En el día de ayer, una elección municipal en la Capital Federal dejó expuesta una postal incómoda: la mitad del padrón no fue a votar. En Santa Fe, apenas un 5% más de participación. La cifra no es casual ni coyuntural. Es el resultado de años de desilusión acumulada, pero también un síntoma de resignación peligrosa.
Muchos se preguntan si estamos frente a un nuevo “que se vayan todos”, como en 2001. La respuesta es más amarga: nadie se va. Siguen estando. Y lo que es peor: siguen ganando.
Mientras una parte del electorado se cansa de elegir entre lo malo y lo peor, otra parte milita con fervor la continuidad de un modelo que hace dos décadas fracasa en lo esencial: educación, seguridad y desarrollo.
En Rosario, la capital del narcoterrorismo argentino, se vivieron los peores años de asesinatos en democracia bajo gobiernos alineados al kirchnerismo. En educación, Santa Fe exhibe sin vergüenza que solo 1 de cada 4 chicos de primer grado comprende lo que lee. Y en el agro, la industria sin chimenea, la performance es todavía más vergonzosa: hace 20 años que la Argentina no aumenta su producción de soja, mientras Paraguay y Brasil la triplicaron.

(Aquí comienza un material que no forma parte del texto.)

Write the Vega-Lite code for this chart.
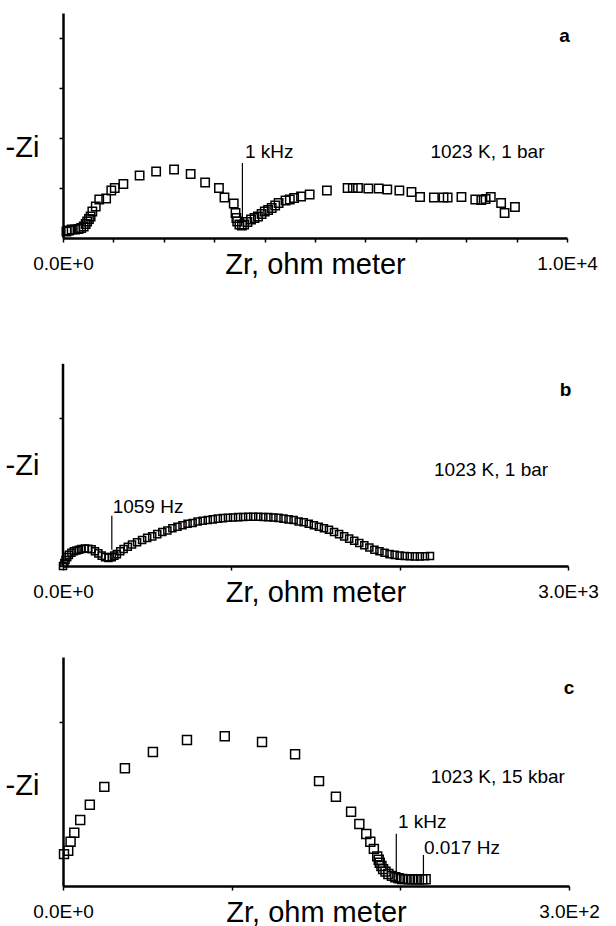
{
  "$schema": "https://vega.github.io/schema/vega-lite/v6.json",
  "padding": {"left": 5, "top": 13, "right": 0, "bottom": 0},
  "background": "white",
  "config": {
    "font": "Liberation Sans",
    "view": {"stroke": null},
    "axis": {
      "grid": false, "domainColor": "black", "domainWidth": 2.5, "tickColor": "black", "tickWidth": 1.5,
      "tickSize": 4, "labelColor": "black", "titleColor": "black", "labelFont": "Liberation Sans",
      "titleFont": "Liberation Sans", "titleFontWeight": "normal", "labelFontSize": 19, "titleFontSize": 29
    },
    "axisX": {"labelPadding": 12, "labelFlush": false, "labelOverlap": false, "titleY": 26, "titleBaseline": "middle"},
    "axisY": {"labels": false, "titleAngle": 0, "titleX": -41, "titleAlign": "center", "titleBaseline": "middle"},
    "point": {"shape": "square", "filled": false, "color": "black", "strokeWidth": 1.5, "opacity": 1},
    "text": {"fontSize": 19, "align": "left", "baseline": "middle", "color": "black"},
    "rule": {"color": "black", "strokeWidth": 1.2}
  },
  "bounds": "flush",
  "spacing": 91,
  "vconcat": [
    {
      "width": 504, "height": 225,
      "layer": [
        {
          "data": {"values": [
            {"x": 68, "y": 0.13}, {"x": 120, "y": 0.15}, {"x": 171, "y": 0.17}, {"x": 240, "y": 0.17}, {"x": 308, "y": 0.18},
            {"x": 360, "y": 0.2}, {"x": 411, "y": 0.23}, {"x": 450, "y": 0.28}, {"x": 479, "y": 0.33}, {"x": 515, "y": 0.38},
            {"x": 548, "y": 0.43}, {"x": 582, "y": 0.53}, {"x": 650, "y": 0.63}, {"x": 719, "y": 0.77}, {"x": 856, "y": 0.79},
            {"x": 958, "y": 0.95}, {"x": 1027, "y": 1.0}, {"x": 1198, "y": 1.08}, {"x": 1520, "y": 1.25}, {"x": 1848, "y": 1.33},
            {"x": 2204, "y": 1.37}, {"x": 2533, "y": 1.28}, {"x": 2820, "y": 1.11}, {"x": 3094, "y": 1.0}, {"x": 3204, "y": 0.81},
            {"x": 3388, "y": 0.69}, {"x": 3423, "y": 0.5}, {"x": 3440, "y": 0.4}, {"x": 3457, "y": 0.33}, {"x": 3500, "y": 0.27},
            {"x": 3550, "y": 0.25}, {"x": 3594, "y": 0.27}, {"x": 3660, "y": 0.32}, {"x": 3731, "y": 0.37}, {"x": 3800, "y": 0.4},
            {"x": 3868, "y": 0.43}, {"x": 3940, "y": 0.48}, {"x": 4004, "y": 0.53}, {"x": 4070, "y": 0.56}, {"x": 4141, "y": 0.6},
            {"x": 4210, "y": 0.65}, {"x": 4278, "y": 0.7}, {"x": 4415, "y": 0.75}, {"x": 4500, "y": 0.77}, {"x": 4586, "y": 0.8},
            {"x": 4723, "y": 0.83}, {"x": 4894, "y": 0.87}, {"x": 5236, "y": 0.95}, {"x": 5647, "y": 1.0}, {"x": 5750, "y": 1.0},
            {"x": 5853, "y": 1.0}, {"x": 6058, "y": 0.99}, {"x": 6263, "y": 0.99}, {"x": 6434, "y": 0.97}, {"x": 6674, "y": 0.95},
            {"x": 6914, "y": 0.92}, {"x": 7085, "y": 0.82}, {"x": 7359, "y": 0.81}, {"x": 7550, "y": 0.81}, {"x": 7632, "y": 0.81},
            {"x": 7906, "y": 0.82}, {"x": 8180, "y": 0.77}, {"x": 8300, "y": 0.76}, {"x": 8385, "y": 0.78}, {"x": 8488, "y": 0.82},
            {"x": 8693, "y": 0.7}, {"x": 8762, "y": 0.5}, {"x": 8967, "y": 0.62}
          ]},
          "mark": {"type": "point", "size": 70},
          "encoding": {
            "x": {"field": "x", "type": "quantitative", "scale": {"domain": [0, 10000]},
              "axis": {"title": "Zr, ohm meter", "values": [0, 1000, 2000, 3000, 4000, 5000, 6000, 7000, 8000, 9000, 10000],
                "labelExpr": "datum.value == 0 ? '0.0E+0' : datum.value == 10000 ? '1.0E+4' : ''"}},
            "y": {"field": "y", "type": "quantitative", "scale": {"domain": [0, 4.5]},
              "axis": {"title": "-Zi", "values": [1, 2, 3, 4], "titleY": 134}}
          }
        },
        {
          "data": {"values": [{"x": 3560, "y": 0.3, "y2": 1.5}]},
          "mark": "rule",
          "encoding": {"x": {"field": "x", "type": "quantitative"}, "y": {"field": "y", "type": "quantitative"}, "y2": {"field": "y2"}}
        },
        {
          "data": {"values": [{"x": 3610, "y": 1.73, "t": "1 kHz"}, {"x": 7290, "y": 1.73, "t": "1023 K,  1 bar"}]},
          "mark": "text",
          "encoding": {"x": {"field": "x", "type": "quantitative"}, "y": {"field": "y", "type": "quantitative"}, "text": {"field": "t"}}
        },
        {
          "data": {"values": [{"x": 9950, "y": 4.05, "t": "a"}]},
          "mark": {"type": "text", "align": "center", "fontWeight": "bold"},
          "encoding": {"x": {"field": "x", "type": "quantitative"}, "y": {"field": "y", "type": "quantitative"}, "text": {"field": "t"}}
        }
      ]
    },
    {
      "width": 505, "height": 237,
      "layer": [
        {
          "data": {"values": [
            {"x": 0, "y": 0}, {"x": 8, "y": 0.02}, {"x": 15, "y": 0.04}, {"x": 25, "y": 0.06}, {"x": 35, "y": 0.075}, {"x": 50, "y": 0.09},
            {"x": 65, "y": 0.1}, {"x": 80, "y": 0.105}, {"x": 95, "y": 0.11}, {"x": 110, "y": 0.115}, {"x": 130, "y": 0.118}, {"x": 150, "y": 0.117},
            {"x": 170, "y": 0.113}, {"x": 190, "y": 0.1}, {"x": 210, "y": 0.085}, {"x": 230, "y": 0.07}, {"x": 250, "y": 0.06}, {"x": 270, "y": 0.055},
            {"x": 290, "y": 0.06}, {"x": 305, "y": 0.07}, {"x": 320, "y": 0.08}, {"x": 340, "y": 0.1}, {"x": 360, "y": 0.115}, {"x": 385, "y": 0.13},
            {"x": 410, "y": 0.145}, {"x": 440, "y": 0.16}, {"x": 470, "y": 0.175}, {"x": 500, "y": 0.19}, {"x": 530, "y": 0.2}, {"x": 560, "y": 0.215},
            {"x": 590, "y": 0.23}, {"x": 620, "y": 0.24}, {"x": 650, "y": 0.255}, {"x": 680, "y": 0.265}, {"x": 710, "y": 0.275}, {"x": 740, "y": 0.285},
            {"x": 770, "y": 0.29}, {"x": 800, "y": 0.3}, {"x": 830, "y": 0.305}, {"x": 860, "y": 0.31}, {"x": 890, "y": 0.315}, {"x": 920, "y": 0.32},
            {"x": 950, "y": 0.323}, {"x": 980, "y": 0.326}, {"x": 1010, "y": 0.328}, {"x": 1040, "y": 0.33}, {"x": 1070, "y": 0.331}, {"x": 1100, "y": 0.332},
            {"x": 1130, "y": 0.332}, {"x": 1160, "y": 0.332}, {"x": 1190, "y": 0.331}, {"x": 1220, "y": 0.33}, {"x": 1250, "y": 0.328}, {"x": 1280, "y": 0.325},
            {"x": 1310, "y": 0.32}, {"x": 1340, "y": 0.315}, {"x": 1370, "y": 0.31}, {"x": 1400, "y": 0.3}, {"x": 1430, "y": 0.295}, {"x": 1460, "y": 0.285},
            {"x": 1490, "y": 0.275}, {"x": 1520, "y": 0.265}, {"x": 1550, "y": 0.255}, {"x": 1580, "y": 0.245}, {"x": 1610, "y": 0.23}, {"x": 1640, "y": 0.215},
            {"x": 1670, "y": 0.2}, {"x": 1700, "y": 0.185}, {"x": 1730, "y": 0.17}, {"x": 1760, "y": 0.155}, {"x": 1790, "y": 0.14}, {"x": 1820, "y": 0.125},
            {"x": 1850, "y": 0.11}, {"x": 1880, "y": 0.1}, {"x": 1910, "y": 0.09}, {"x": 1940, "y": 0.08}, {"x": 1970, "y": 0.075}, {"x": 2000, "y": 0.07},
            {"x": 2030, "y": 0.068}, {"x": 2060, "y": 0.066}, {"x": 2090, "y": 0.065}, {"x": 2120, "y": 0.065}, {"x": 2150, "y": 0.066}, {"x": 2180, "y": 0.067}
          ]},
          "mark": {"type": "point", "size": 50},
          "encoding": {
            "x": {"field": "x", "type": "quantitative", "scale": {"domain": [0, 3000]},
              "axis": {"title": "Zr, ohm meter", "values": [0, 1000, 2000, 3000],
                "labelExpr": "datum.value == 0 ? '0.0E+0' : datum.value == 3000 ? '3.0E+3' : ''"}},
            "y": {"field": "y", "type": "quantitative", "scale": {"domain": [0, 1.419]},
              "axis": {"title": "-Zi", "values": [1], "titleY": 136, "domain": false}}
          }
        },
        {
          "data": {"values": [{"x": 0, "y": 0, "y2": 1.365}]},
          "mark": {"type": "rule", "strokeWidth": 2.5},
          "encoding": {"x": {"field": "x", "type": "quantitative"}, "y": {"field": "y", "type": "quantitative"}, "y2": {"field": "y2"}}
        },
        {
          "data": {"values": [{"x": 290, "y": 0.11, "y2": 0.34}]},
          "mark": "rule",
          "encoding": {"x": {"field": "x", "type": "quantitative"}, "y": {"field": "y", "type": "quantitative"}, "y2": {"field": "y2"}}
        },
        {
          "data": {"values": [{"x": 295, "y": 0.4, "t": "1059 Hz"}, {"x": 2204, "y": 0.65, "t": "1023 K,  1 bar"}]},
          "mark": "text",
          "encoding": {"x": {"field": "x", "type": "quantitative"}, "y": {"field": "y", "type": "quantitative"}, "text": {"field": "t"}}
        },
        {
          "data": {"values": [{"x": 2985, "y": 1.19, "t": "b"}]},
          "mark": {"type": "text", "align": "center", "fontWeight": "bold"},
          "encoding": {"x": {"field": "x", "type": "quantitative"}, "y": {"field": "y", "type": "quantitative"}, "text": {"field": "t"}}
        }
      ]
    },
    {
      "width": 506, "height": 229,
      "layer": [
        {
          "data": {"values": [
            {"x": 0.6, "y": 0.195}, {"x": 3.1, "y": 0.215}, {"x": 4.5, "y": 0.27}, {"x": 6.7, "y": 0.325}, {"x": 10.2, "y": 0.404},
            {"x": 15.9, "y": 0.497}, {"x": 24.5, "y": 0.606}, {"x": 36.7, "y": 0.72}, {"x": 53.3, "y": 0.819}, {"x": 73.5, "y": 0.892},
            {"x": 95.9, "y": 0.915}, {"x": 118, "y": 0.88}, {"x": 137.6, "y": 0.805}, {"x": 151.8, "y": 0.641}, {"x": 161.8, "y": 0.546},
            {"x": 170.8, "y": 0.454}, {"x": 175.7, "y": 0.379}, {"x": 179.8, "y": 0.318}, {"x": 182.2, "y": 0.27}, {"x": 184.3, "y": 0.227},
            {"x": 186.3, "y": 0.181}, {"x": 187.2, "y": 0.16}, {"x": 187.8, "y": 0.142}, {"x": 188.8, "y": 0.122}, {"x": 189.8, "y": 0.103},
            {"x": 191.2, "y": 0.088}, {"x": 192.9, "y": 0.073}, {"x": 195, "y": 0.062}, {"x": 197, "y": 0.053}, {"x": 199, "y": 0.047},
            {"x": 201, "y": 0.043}, {"x": 203, "y": 0.042}, {"x": 205, "y": 0.041}, {"x": 207, "y": 0.041}, {"x": 209, "y": 0.041},
            {"x": 211, "y": 0.041}, {"x": 213, "y": 0.041}, {"x": 215, "y": 0.041}
          ]},
          "mark": {"type": "point", "size": 80},
          "encoding": {
            "x": {"field": "x", "type": "quantitative", "scale": {"domain": [0, 300]},
              "axis": {"title": "Zr, ohm meter", "values": [0, 100, 200, 300],
                "labelExpr": "datum.value == 0 ? '0.0E+0' : datum.value == 300 ? '3.0E+2' : ''"}},
            "y": {"field": "y", "type": "quantitative", "scale": {"domain": [0, 1.355]},
              "axis": {"title": "-Zi", "values": [1], "titleY": 128}}
          }
        },
        {
          "data": {"values": [{"x": 197.6, "y": 0.053, "y2": 0.32}, {"x": 213.7, "y": 0.04, "y2": 0.19}]},
          "mark": "rule",
          "encoding": {"x": {"field": "x", "type": "quantitative"}, "y": {"field": "y", "type": "quantitative"}, "y2": {"field": "y2"}}
        },
        {
          "data": {"values": [{"x": 198.6, "y": 0.394, "t": "1 kHz"}, {"x": 214, "y": 0.23, "t": "0.017 Hz"}, {"x": 218, "y": 0.665, "t": "1023 K,  15 kbar"}]},
          "mark": "text",
          "encoding": {"x": {"field": "x", "type": "quantitative"}, "y": {"field": "y", "type": "quantitative"}, "text": {"field": "t"}}
        },
        {
          "data": {"values": [{"x": 300, "y": 1.21, "t": "c"}]},
          "mark": {"type": "text", "align": "center", "fontWeight": "bold"},
          "encoding": {"x": {"field": "x", "type": "quantitative"}, "y": {"field": "y", "type": "quantitative"}, "text": {"field": "t"}}
        }
      ]
    }
  ]
}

La participación electoral ya no depende de la voluntad ciudadana, sino del estado del clima. Si llueve, cae 10%. Si hace calor, 15%. Si hay feriado largo, directamente la política entra en suspensión. El voto obligatorio parece lo único que sostiene un sistema donde la mitad de la población vota sin ganas, y la otra mitad ni se molesta en disimular.

En ese escenario de hartazgo, la pelea entre Milei y Macri no es solo un duelo de egos. Es una tragedia estratégica. Porque la fragmentación del espacio liberal y republicano es, en los hechos, la garantía de supervivencia para el kirchnerismo. Un kirchnerismo que destruyó la educación, toleró la inseguridad, aisló al agro y vació la cultura del esfuerzo, pero que sigue teniendo chances de decidir el destino del país.
¿La sociedad se hartó? Sí. ¿El sistema político mutó en algo mejor? No. Y si la alternativa sigue siendo dividir, pelear o abstenerse, no habrá “renovación”. Solo habrá continuidad, disfrazada de opción.
Lo que pasa en las urnas no se mide en encuestas. Se mide en silencios, en ausencias y en boletas sin marcar. Y el silencio de medio país que no vota no es inocente. Es un grito sin micrófono que dice, en el fondo: háganse cargo. Porque no nos fuimos. Pero tampoco volvimos.